The Who talk about ROCK OPERAS

JOHN: If something doesn’t particularly work then it’s scrapped but the majority of them usually sort of get through. While listening to the demo we work out the chord structures and Roger does an awful lot as far as the arranging, like verses, middle eights, choruses etc. Then I compose the bass part in my head or as we go along, and we just keep playing the backing track until we get the right feel. In a thing where it’s a concept thing then obviously we can’t pick and choose and throw things out. In something like Quadrophenia which has got an actual shape, you either change the shape or rewrite the entire number.

JOHN: When we recorded the original Tommy it was going to be a single album and we got to the stage where we were nearly finished and it didn’t make sense. So extra material was written and little joint pieces to join numbers together, and we re-recorded about a third of it again to make the themes fit together better. And by the time we’d finished re-recording everything I was completely sick and I never wanted to hear it again ever. I always hated the actual album. I hated the bass sound, the sound was very thin. There was a lot of things I didn’t like about the original album, in fact I think I’ve only ever played it once after those original rehearsals. I looked on ah, the Lou Reisner version of Tommy from a very great height, a very great distance. I sang the one song on it.

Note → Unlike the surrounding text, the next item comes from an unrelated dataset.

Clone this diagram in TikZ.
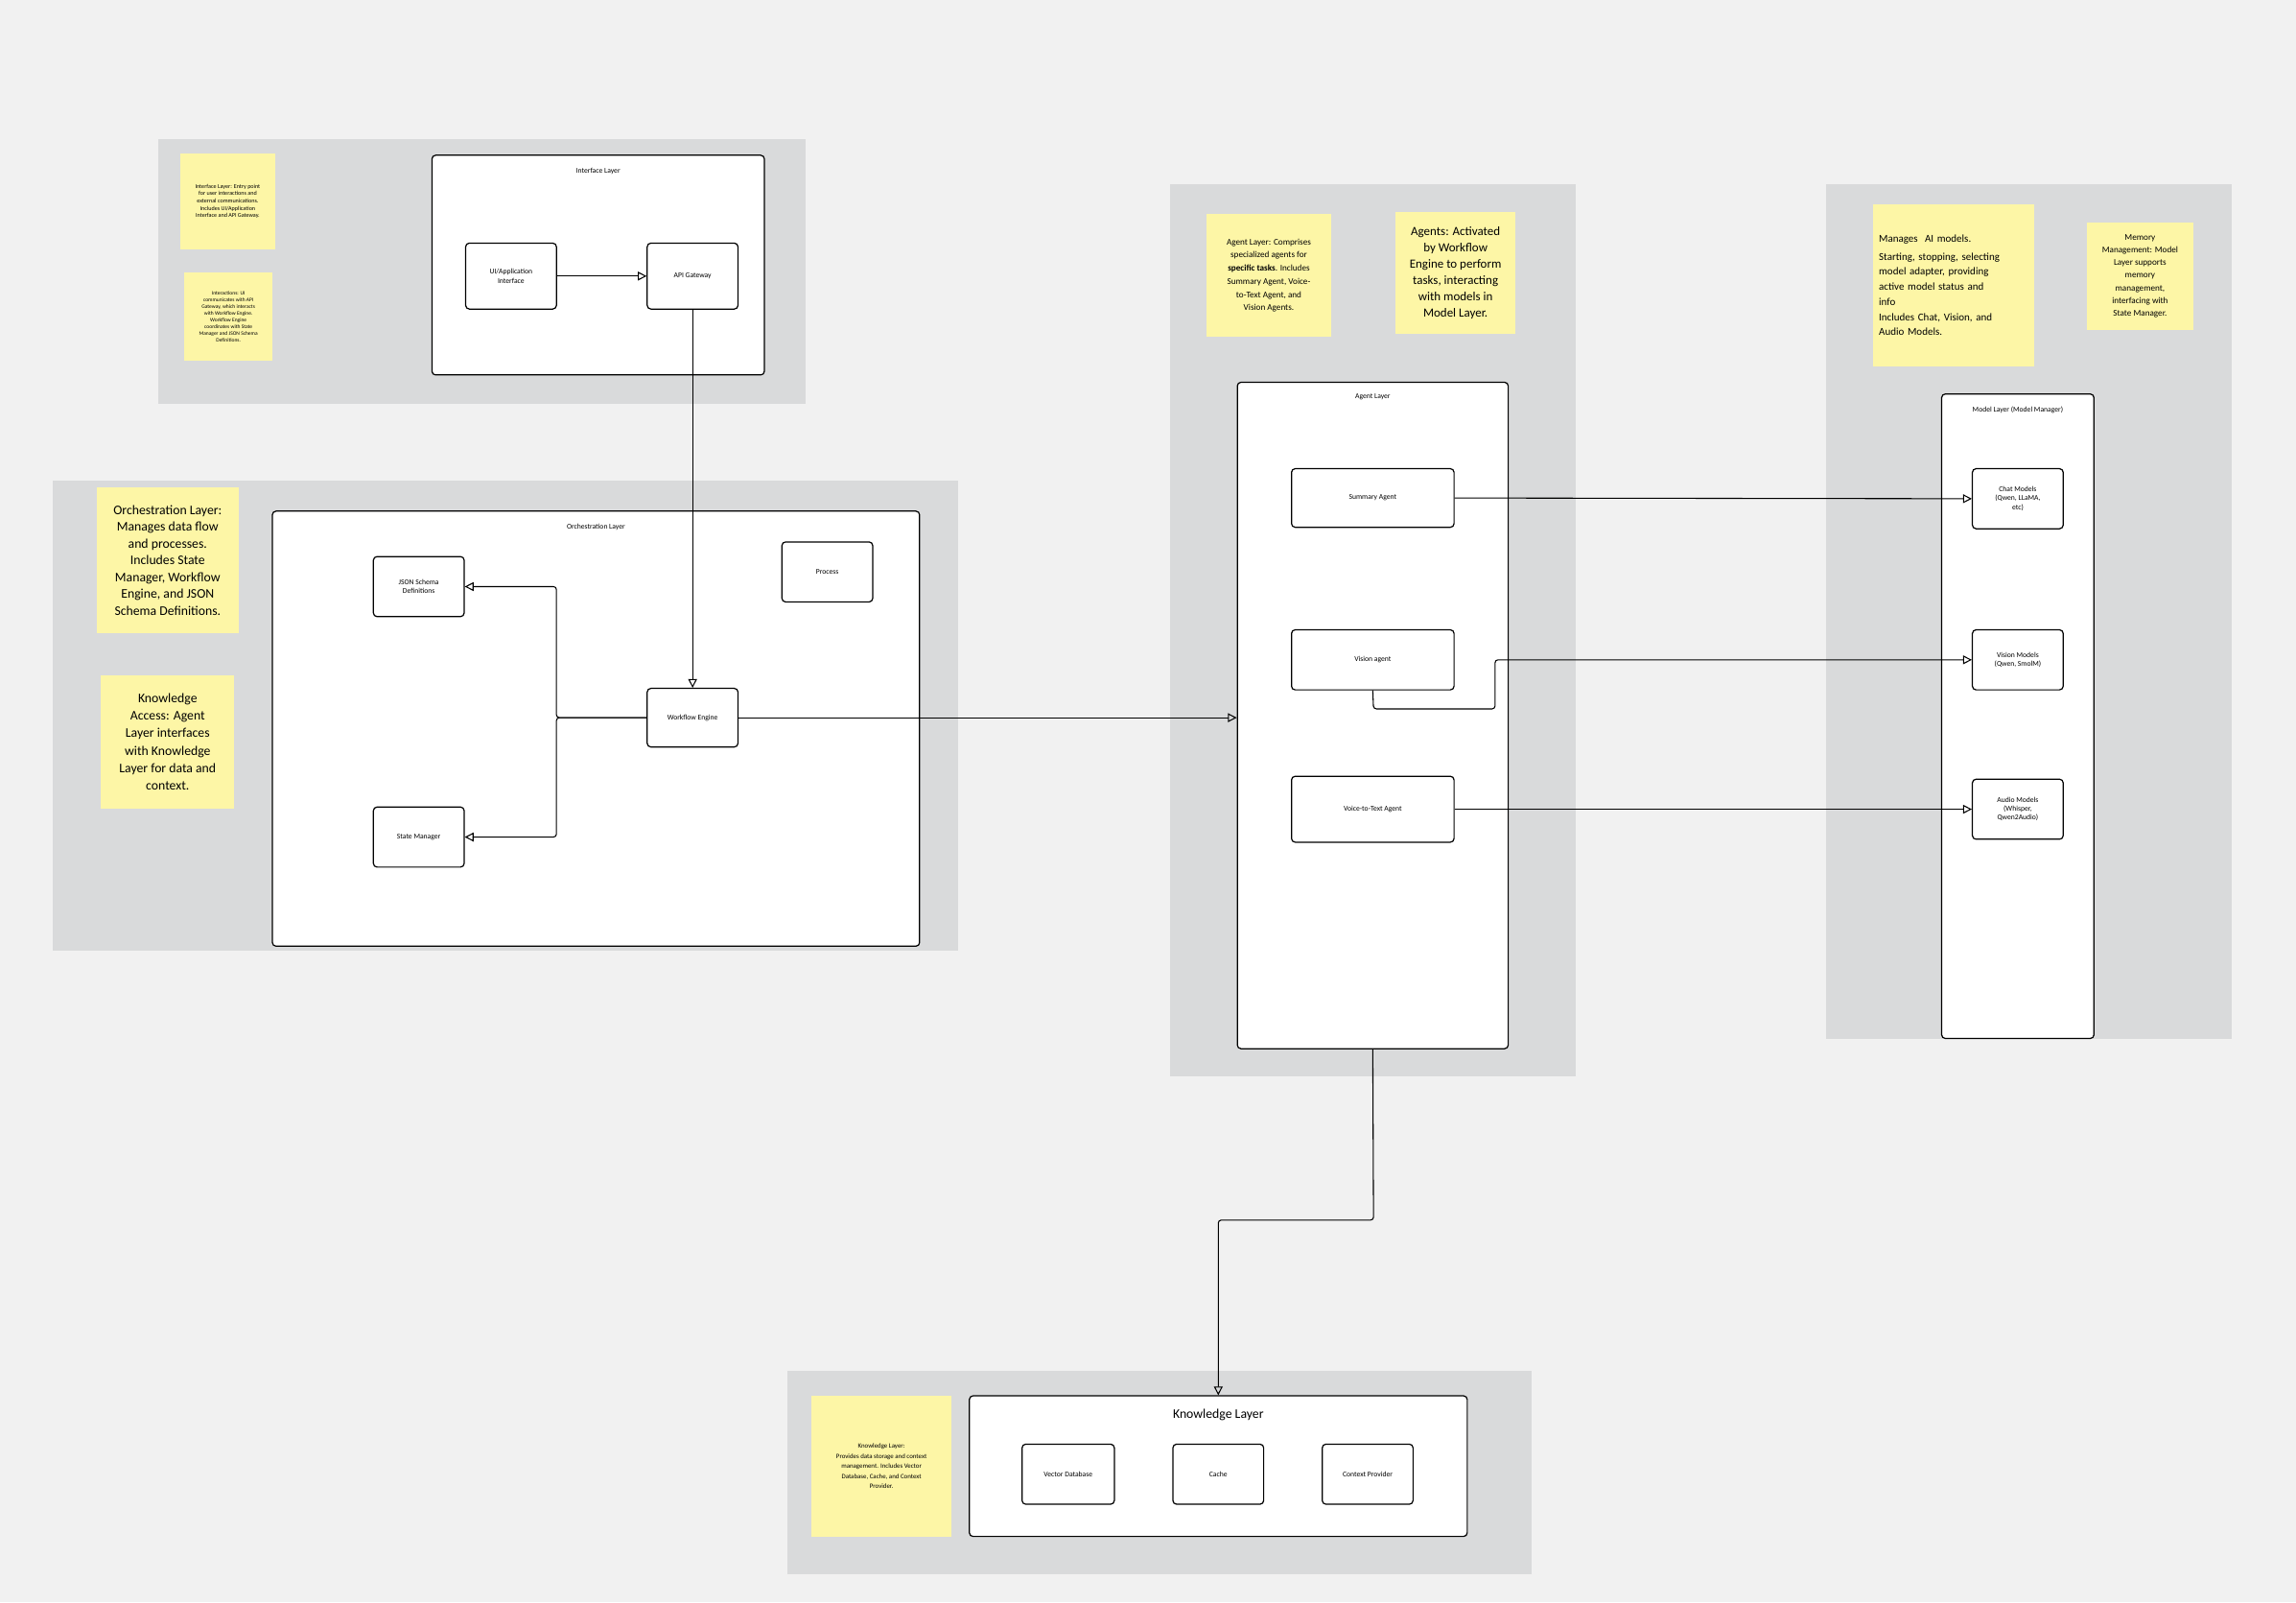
\documentclass[tikz,border=0pt]{standalone}
\usepackage{fontspec}
\setmainfont{Carlito}
\usetikzlibrary{arrows.meta}
\definecolor{bgc}{HTML}{F1F1F1}
\definecolor{panel}{HTML}{D9DADB}
\definecolor{sticky}{HTML}{FDF6A6}
\tikzset{
  panelbox/.style={fill=panel,draw=none},
  frame/.style={draw=black,fill=white,rounded corners=2.5pt,line width=0.8pt},
  box/.style={draw=black,fill=white,rounded corners=2.5pt,line width=0.8pt,align=center,font=\fontsize{5}{6}\selectfont,inner sep=1pt},
  note/.style={fill=sticky,draw=none,align=center,inner sep=2pt},
  conn/.style={line width=0.7pt,-{Triangle[open,length=6pt,width=6pt]},rounded corners=2pt},
  title/.style={font=\fontsize{5}{6}\selectfont}
}
\begin{document}
\begin{tikzpicture}[x=1pt,y=-1pt]
\useasboundingbox (0,0) rectangle (1568,1094);
\fill[bgc] (0,0) rectangle (1568,1094);
% panels
\fill[panel] (108,95) rectangle (550,276);
\fill[panel] (36,328) rectangle (654,649);
\fill[panel] (799,126) rectangle (1076,735);
\fill[panel] (1247,126) rectangle (1524,709);
\fill[panel] (538,936) rectangle (1046,1075);
% frames
\node[frame,minimum width=227pt,minimum height=150pt] (iframe) at (408.5,181) {};
\node[title] at (408.5,117) {Interface Layer};
\node[frame,minimum width=442pt,minimum height=297pt] (oframe) at (407,497.5) {};
\node[title] at (407,360) {Orchestration Layer};
\node[frame,minimum width=185pt,minimum height=455pt] (aframe) at (937.5,488.5) {};
\node[title] at (937.5,271) {Agent Layer};
\node[frame,minimum width=104pt,minimum height=440pt] (mframe) at (1378,489) {};
\node[title] at (1378,280) {Model Layer (Model Manager)};
\node[frame,minimum width=340pt,minimum height=96pt] (kframe) at (832,1001) {};
\node[font=\fontsize{9}{11}\selectfont] at (832,966) {Knowledge Layer};
% boxes
\node[box,minimum width=62pt,minimum height=45pt] (ui) at (349,188.5) {UI/Application\\Interface};
\node[box,minimum width=62pt,minimum height=45pt] (api) at (473,188.5) {API Gateway};
\node[box,minimum width=62pt,minimum height=41pt] (json) at (286,400.5) {JSON Schema\\Definitions};
\node[box,minimum width=62pt,minimum height=41pt] (proc) at (565,390.5) {Process};
\node[box,minimum width=62pt,minimum height=40pt] (wf) at (473,490) {Workflow Engine};
\node[box,minimum width=62pt,minimum height=41pt] (sm) at (286,571.5) {State Manager};
\node[box,minimum width=111pt,minimum height=40pt] (sa) at (937.5,340) {Summary Agent};
\node[box,minimum width=111pt,minimum height=41pt] (va) at (937.5,450.5) {Vision agent};
\node[box,minimum width=111pt,minimum height=45pt] (vt) at (937.5,552.5) {Voice-to-Text Agent};
\node[box,minimum width=62pt,minimum height=41pt] (cm) at (1378,340.5) {Chat Models\\(Qwen, LLaMA,\\etc)};
\node[box,minimum width=62pt,minimum height=41pt] (vm) at (1378,450.5) {Vision Models\\(Qwen, SmolM)};
\node[box,minimum width=62pt,minimum height=41pt] (am) at (1378,552.5) {Audio Models\\(Whisper,\\Qwen2Audio)};
\node[box,minimum width=63pt,minimum height=41pt] (vdb) at (729.5,1006.5) {Vector Database};
\node[box,minimum width=62pt,minimum height=41pt] (cache) at (832,1006.5) {Cache};
\node[box,minimum width=62pt,minimum height=41pt] (ctx) at (934,1006.5) {Context Provider};
% sticky notes
\node[note,minimum width=65pt,minimum height=65pt,font=\fontsize{4}{5}\selectfont] (n1) at (155.5,137.5) {Interface Layer: Entry point\\for user interactions and\\external communications.\\Includes UI/Application\\Interface and API Gateway.};
\node[note,minimum width=60pt,minimum height=60pt,font=\fontsize{3.6}{4.6}\selectfont] (n2) at (156,216) {Interactions: UI\\communicates with API\\Gateway, which interacts\\with Workflow Engine.\\Workflow Engine\\coordinates with State\\Manager and JSON Schema\\Definitions.};
\node[note,minimum width=97pt,minimum height=99pt,font=\fontsize{9}{11.5}\selectfont] (n3) at (114.5,382.5) {Orchestration Layer:\\Manages data flow\\and processes.\\Includes State\\Manager, Workflow\\Engine, and JSON\\Schema Definitions.};
\node[note,minimum width=91pt,minimum height=91pt,font=\fontsize{9}{12}\selectfont] (n4) at (114.5,506.5) {Knowledge\\Access: Agent\\Layer interfaces\\with Knowledge\\Layer for data and\\context.};
\node[note,minimum width=85pt,minimum height=84pt,font=\fontsize{6}{9}\selectfont] (n5) at (866.5,188) {Agent Layer: Comprises\\specialized agents for\\\textbf{specific tasks}. Includes\\Summary Agent, Voice-\\to-Text Agent, and\\Vision Agents.};
\node[note,minimum width=82pt,minimum height=83pt,font=\fontsize{8.5}{11.2}\selectfont] (n6) at (994,186.5) {Agents: Activated\\by Workflow\\Engine to perform\\tasks, interacting\\with models in\\Model Layer.};
\node[note,minimum width=110pt,minimum height=111pt,font=\fontsize{7.2}{10.3}\selectfont,align=left,anchor=north west,text width=102pt] (n7) at (1279,139) {\vspace{2pt}Manages\ \ AI models.\\Starting, stopping, selecting\\model adapter, providing\\active model status and\\info\\Includes Chat, Vision, and\\Audio Models.};
\node[note,minimum width=73pt,minimum height=73pt,font=\fontsize{6}{8.6}\selectfont] (n8) at (1461.5,188.5) {Memory\\Management: Model\\Layer supports\\memory\\management,\\interfacing with\\State Manager.};
\node[note,minimum width=96pt,minimum height=96pt,font=\fontsize{4.5}{6.8}\selectfont] (n9) at (602,1001) {Knowledge Layer:\\Provides data storage and context\\management. Includes Vector\\Database, Cache, and Context\\Provider.};
% connectors
\draw[conn] (ui) -- (api);
\draw[conn] (api) -- (wf);
\coordinate (jn) at (380,490);
\draw[conn] (wf.west) -- (jn) |- (json.east);
\draw[conn] (wf.west) -- (jn) |- (sm.east);
\draw[conn] (wf.east) -- (aframe.west |- wf.east);
\draw[conn] (sa.east) -- (cm.west);
\coordinate (v1) at (938,484);
\coordinate (v2) at (1021,484);
\draw[conn] (va.south) -- (v1) -- (v2) |- (vm.west);
\draw[conn] (vt.east) -- (am.west);
\coordinate (k1) at (938,833);
\coordinate (k2) at (832,833);
\draw[conn] (aframe.south) -- (k1) -- (k2) -- (kframe.north);
\end{tikzpicture}
\end{document}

JOHN: When we released Tommy there was no need to smash guitars because the actual sage act had a much better shape and it didn’t need a smashed guitar at the end.

PETE: As the band gets involved in grandiose projects like Tommy films and you know, god knows what. I mean, it does tend to make one aloof from the public.

PETE: The Lou Reisner Tommy introduced us to other areas of work. Roger for the first time singing with somebody other than The Who, and me for the first time hearing someone other than Roger Daltrey singing my songs, or a good lump of them. And it emerged into a film involvement with Ken Russel for me, and solo albums for Roger and a part in the film for Roger. You know the whole clay filling that held the group down has now been sort of washed away. It was a drag in a lot of ways because it put more coal on the Tommy fire. But in another sense it was a great thing, the Reisner Tommy, because of the fact that I suppose had it not been for that, the revitalised interest in Tommy wouldn’t have come along which allowed this picture to be made… The first time I ever saw Roger from the front of a stage, you know in other words from the audience, was when he sang See Me Feel Me in the second production of Lou Reisner’s Tommy at The Rainbow.

PETE: I think the most calculating piece of work I’ve ever done is Quadrophenia. And I think it shows, I think it’s very obvious what it was trying to do, and what it was trying to say. And in some senses it lacks a lot of ah, I’ll be first to admit it, it lacks a lot of the obvious discovery, the excitement of discovery that comes about from all directions, converging on say a song like Substitute.

PETE: Quadrophenia as a piece of self-conscious, y’know work, actually does a better job of chronicling what happened, than say taking ten Who singles of the period. Because they’re not about anything in particular a lot of them.